И о моем редакторском дебюте. Август 1989 года, и первой же версткой (именно версткой, а не рукописью), которая ложится на мой стол, оказывается роман Эдуарда Лимонова «У нас была Великая Эпоха». Читаю, раздражаюсь великодержавной риторикой, для «Знамени» удивительной, но… Роман был принят к печати Владимиром Яковлевичем Лакшиным, и нельзя же ведь начинать работу с того, чтобы опротестовывать решения своего уважаемого предшественника. Так что терплю, пока не дохожу до страницы, где рассказывается, как Эдичка ребенком, пока родители гуляли за пиршественным столом, карандашиком дефлорировал своих сверстниц. Я и сейчас бы такого не пропустил, так что взмах шариковой ручкой – и страница вымарана.
Лимонов, это была, кажется, его первая публикация в России, когда я сообщил о своем цензорском вмешательстве, только посмеялся, и я даже не знаю, восстановил ли он эту страницу в книжных изданиях романа. Как бы там ни было, мне не стыдно.
А теперь о том, чего до сих пор стыжусь. Идет несколькими годами позднее большая подборка стихов Льва Лосева, моего, кстати сказать, любимого поэта. Читаю, восхищаюсь, хохочу в тех местах, где и в самом деле особенно смешно, пока не дохожу до стихотворения «ПГД», где описывается круг культовых персонажей революционного Петрограда и есть такие вот строчки:
Блеск, мне кажется. Но! По стране катилась тогда очередная (О, сколько их упало в эту бездну…) волна борьбы с русофобией и амикошонством по отношению к святым для россиян именам. А мы, «Знамя», тут возьмем и подставимся.

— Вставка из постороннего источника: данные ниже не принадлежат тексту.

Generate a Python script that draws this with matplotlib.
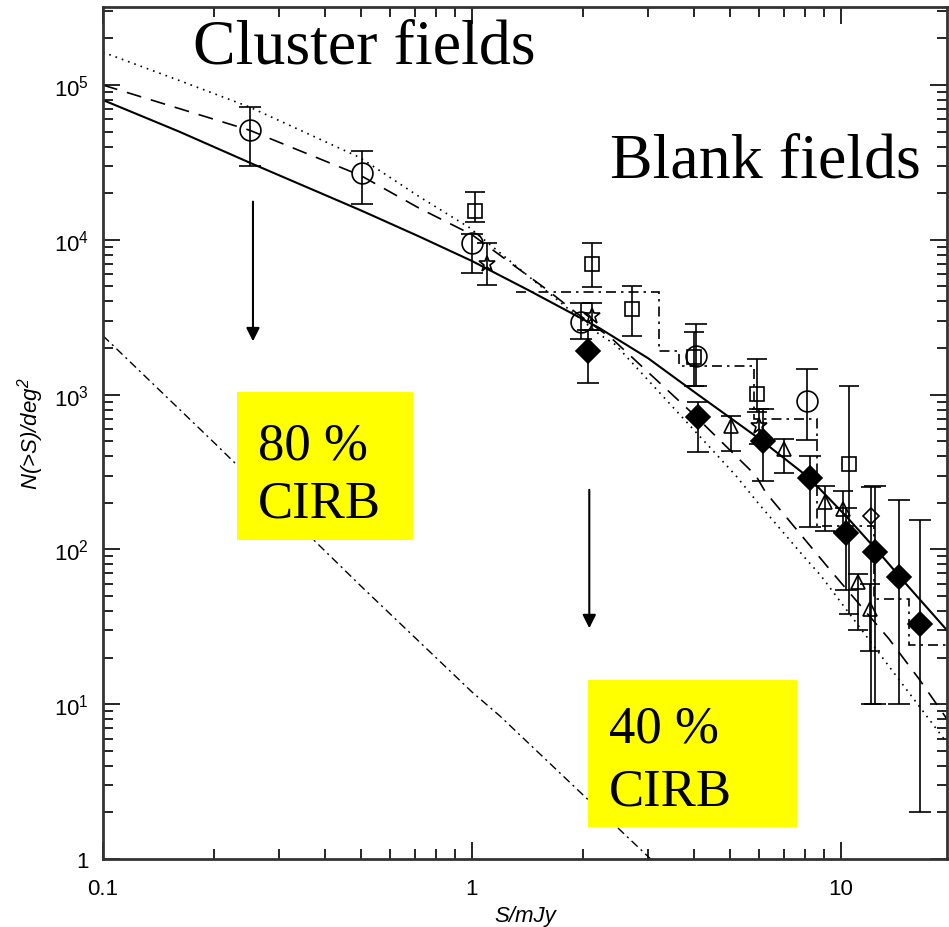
import numpy as np
import matplotlib
matplotlib.use('Agg')
import matplotlib.pyplot as plt
from matplotlib.patches import Rectangle

#---------------------- DATA
# model curves
s_solid  = [0.1, 0.161, 0.25, 0.5, 0.72, 1.0, 1.43, 2.21, 3.0, 4.05, 6.0, 8.2, 10.3, 12.7, 15.0, 19.4]
n_solid  = [8.0e4, 5.0e4, 3.15e4, 1.55e4, 1.05e4, 7.3e3, 4.7e3, 2.7e3, 1.72e3, 1.02e3, 520, 290, 165, 95, 60, 30]

s_dash   = [0.1, 0.25, 0.5, 0.72, 1.0, 1.59, 1.91, 2.4, 4.0, 5.88, 6.25, 9.47, 13.5, 16.3, 19.4]
n_dash   = [1.0e5, 5.1e4, 2.6e4, 1.6e4, 1.08e4, 4.8e3, 3.4e3, 2.29e3, 740, 300, 234, 71, 26.4, 14.5, 8.0]

s_dot    = [0.1, 0.161, 0.25, 0.496, 0.72, 0.984, 1.345, 2.21, 2.45, 5.19, 6.0, 8.03, 8.81, 14.1, 19.2]
n_dot    = [1.63e5, 1.07e5, 7.2e4, 3.41e4, 1.9e4, 1.2e4, 6.5e3, 2.46e3, 2.1e3, 300, 196, 87, 68, 15.3, 5.8]

s_cirb   = [0.1, 0.2, 0.5, 1.0, 1.19, 2.07, 3.05]
n_cirb   = [2400, 490, 58, 12, 8.4, 2.4, 1.0]

# blank-field histogram (dash-dot steps)
hist_edges = [1.32, 3.22, 3.64, 5.81, 8.6, 12.3, 15.3, 19.4]
hist_vals  = [4580, 1920, 1540, 695, 142, 48, 24]

# data points: x, y, lower, upper
circ_x  = [0.251, 0.503, 1.0, 1.98, 4.05, 8.07]
circ_y  = [5.12e4, 2.7e4, 9.6e3, 2.93e3, 1.77e3, 906]
circ_lo = [3.0e4, 1.7e4, 6.1e3, 2.3e3, 1.14e3, 511]
circ_hi = [7.2e4, 3.73e4, 1.09e4, 3.9e3, 2.86e3, 1.46e3]

sq_x  = [1.02, 2.11, 2.72, 4.0, 5.94, 10.5]
sq_y  = [1.53e4, 6.98e3, 3.57e3, 1.75e3, 1.01e3, 356]
sq_lo = [1.30e4, 4.96e3, 2.38e3, 1.14e3, 772, 38]
sq_hi = [2.04e4, 9.5e3, 5.05e3, 2.52e3, 1.70e3, 1.13e3]

star_x  = [1.10, 2.12, 6.0]
star_y  = [6.98e3, 3.24e3, 630]
star_lo = [5.1e3, 2.6e3, 480]
star_hi = [9.5e3, 3.9e3, 807]

tri_x  = [5.03, 7.0, 9.04, 10.1, 11.1, 12.0]
tri_y  = [630, 445, 201, 183, 62, 41]
tri_lo = [434, 312, 132, 130, 30, 22]
tri_hi = [731, 517, 258, 239, 69, 60]

odia_x  = [12.1]
odia_y  = [165]
odia_lo = [10]
odia_hi = [252]

fdia_x  = [2.06, 4.1, 6.15, 8.22, 10.3, 12.4, 14.4, 16.4]
fdia_y  = [1.92e3, 713, 505, 289, 128, 96, 66, 33]
fdia_lo = [1.19e3, 424, 278, 140, 55, 10, 10, 2.0]
fdia_hi = [2.6e3, 896, 807, 401, 185, 257, 209, 155]

yticks      = [1, 10, 100, 1000, 1e4, 1e5]
yticklabels = ['1', '$10^1$', '$10^2$', '$10^3$', '$10^4$', '$10^5$']
xticks      = [0.1, 1, 10]
xticklabels = ['0.1', '1', '10']

##------------------------PLOTTING
plt.rcParams['font.family'] = 'Liberation Sans'
plt.rcParams['mathtext.default'] = 'regular'

fig = plt.figure(figsize=(9.49, 9.28), dpi=100)
ax = fig.add_axes([0.1085, 0.0733, 0.8895, 0.918])

ax.plot(s_solid, n_solid, 'k-', lw=1.5)
ax.plot(s_dash, n_dash, 'k', ls=(0, (9, 6)), lw=1.2)
ax.plot(s_dot, n_dot, 'k', ls=(0, (1, 3)), lw=1.2)
ax.plot(s_cirb, n_cirb, 'k', ls=(0, (6, 3, 1.5, 3)), lw=1.0)
ax.stairs(hist_vals, hist_edges, baseline=None, color='k', ls=(0, (6, 3, 1.5, 3)), lw=1.2)

def pts(x, y, lo, hi, fmt, ms, cs, filled=False):
    x = np.array(x); y = np.array(y)
    yerr = [y - np.array(lo), np.array(hi) - y]
    ax.errorbar(x, y, yerr=yerr, fmt=fmt, ms=ms, mec='k', mfc='k' if filled else 'none',
                mew=1.2, ecolor='k', elinewidth=1.2, capsize=cs, capthick=1.2)

pts(circ_x, circ_y, circ_lo, circ_hi, 'o', 15, 8)
pts(sq_x, sq_y, sq_lo, sq_hi, 's', 10, 7)
pts(star_x, star_y, star_lo, star_hi, '*', 12, 7)
pts(tri_x, tri_y, tri_lo, tri_hi, '^', 10, 7)
pts(odia_x, odia_y, odia_lo, odia_hi, 'D', 8, 7)
pts(fdia_x, fdia_y, fdia_lo, fdia_hi, 'D', 12, 8, filled=True)

ax.set_xscale('log'); ax.set_yscale('log')
ax.set_xlim(0.1, 19.4)
ax.set_ylim(1, 3.19e5)
ax.set_xticks(xticks); ax.set_xticklabels(xticklabels)
ax.set_yticks(yticks); ax.set_yticklabels(yticklabels)
ax.tick_params(which='both', direction='in', top=True, right=True, labelsize=16, width=1.2)
ax.tick_params(which='major', length=12)
ax.tick_params(axis='y', which='major', pad=10)
ax.tick_params(axis='x', which='major', pad=14)
ax.tick_params(which='minor', length=7)
for sp in ax.spines.values():
    sp.set_linewidth(2); sp.set_color('#333333')

ax.set_xlabel('S/mJy', fontsize=16, style='italic', labelpad=4)
ax.set_ylabel('N(>S)/deg$^2$', fontsize=16, style='italic', labelpad=6)

##-----------annotations
serif = 'Liberation Serif'
ax.annotate('', xy=(0.255, 2.12e3), xytext=(0.255, 1.84e4),
            arrowprops=dict(arrowstyle='-|>', color='k', lw=1.5, mutation_scale=20))
ax.annotate('', xy=(2.08, 29.7), xytext=(2.08, 253),
            arrowprops=dict(arrowstyle='-|>', color='k', lw=1.5, mutation_scale=20))

fig.patches.append(Rectangle((0.2497, 0.417), 0.1855, 0.1595, transform=fig.transFigure,
                             facecolor='#ffff00', edgecolor='none', zorder=5))
fig.patches.append(Rectangle((0.6196, 0.1078), 0.2202, 0.1584, transform=fig.transFigure,
                             facecolor='#ffff00', edgecolor='none', zorder=5))

fig.text(0.272, (928-460)/928, '80 %', family=serif, fontsize=38, va='baseline', zorder=6)
fig.text(0.272, (928-518)/928, 'CIRB', family=serif, fontsize=38, va='baseline', zorder=6)
fig.text(0.642, (928-743)/928, '40 %', family=serif, fontsize=38, va='baseline', zorder=6)
fig.text(0.642, (928-806)/928, 'CIRB', family=serif, fontsize=38, va='baseline', zorder=6)
fig.text(193/949, (928-63)/928, 'Cluster fields', family=serif, fontsize=46, va='baseline')
fig.text(610/949, (928-178)/928, 'Blank fields', family=serif, fontsize=46, va='baseline')

plt.savefig('out.png', dpi=100)
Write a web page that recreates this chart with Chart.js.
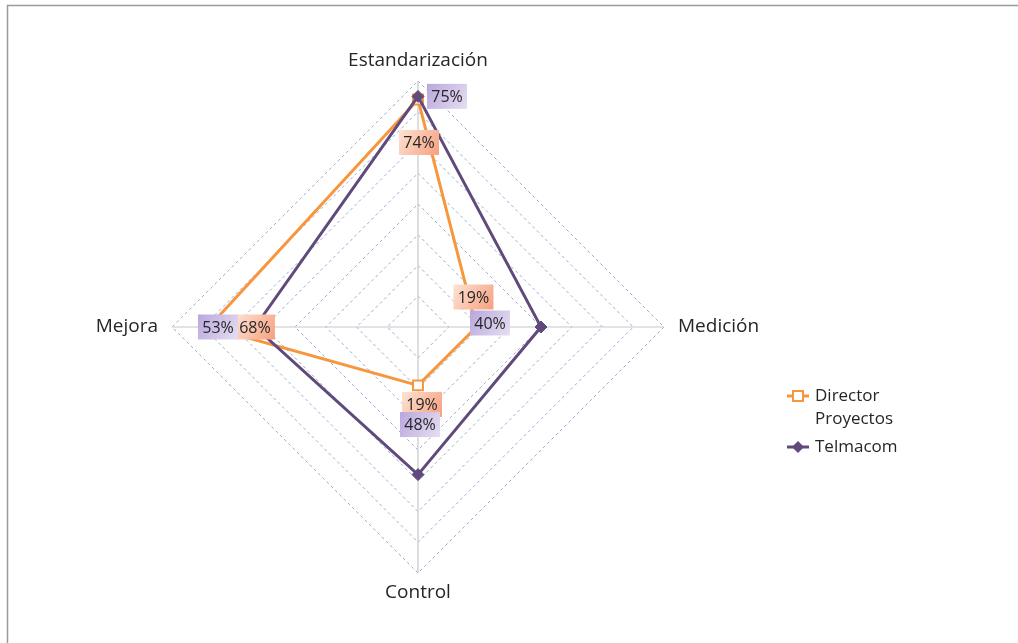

Так что я дрогнул и стихотворение это снял.
А когда, спустя малое время, опамятовался, выяснилось, что оно уже принято к публикации в другом журнале.
И еще о Лимонове, к прозе которого я всегда, правду сказать, относился с прохладцей. Мастер, безусловно, мастер, особенно в рассказах, но не мое это всё, не исключая даже и роман «Это я, Эдичка», для русской прозы действительно прорывный.
Зато стихи его, преимущественно ранние, я люблю. Поэтому, встретившись с Эдуардом Вениаминовичем в какой-то парижской кафешке, попросил у него для «Знамени» именно их. «Но почему стихи? – удивился он. – Давайте лучше рассказы. Я знаю, чего вы все в Москве боитесь, поэтому отберу для вас те, где меньше мата».
Но я был неуступчив, так что довольно большую подборку мы даже сверстали. И почти напечатали, но тут Лимонов как раз пустился в антиперестроечную риторику, стал присяжным автором «Савраски», как на журналистском жаргоне звалась газета «Советская Россия»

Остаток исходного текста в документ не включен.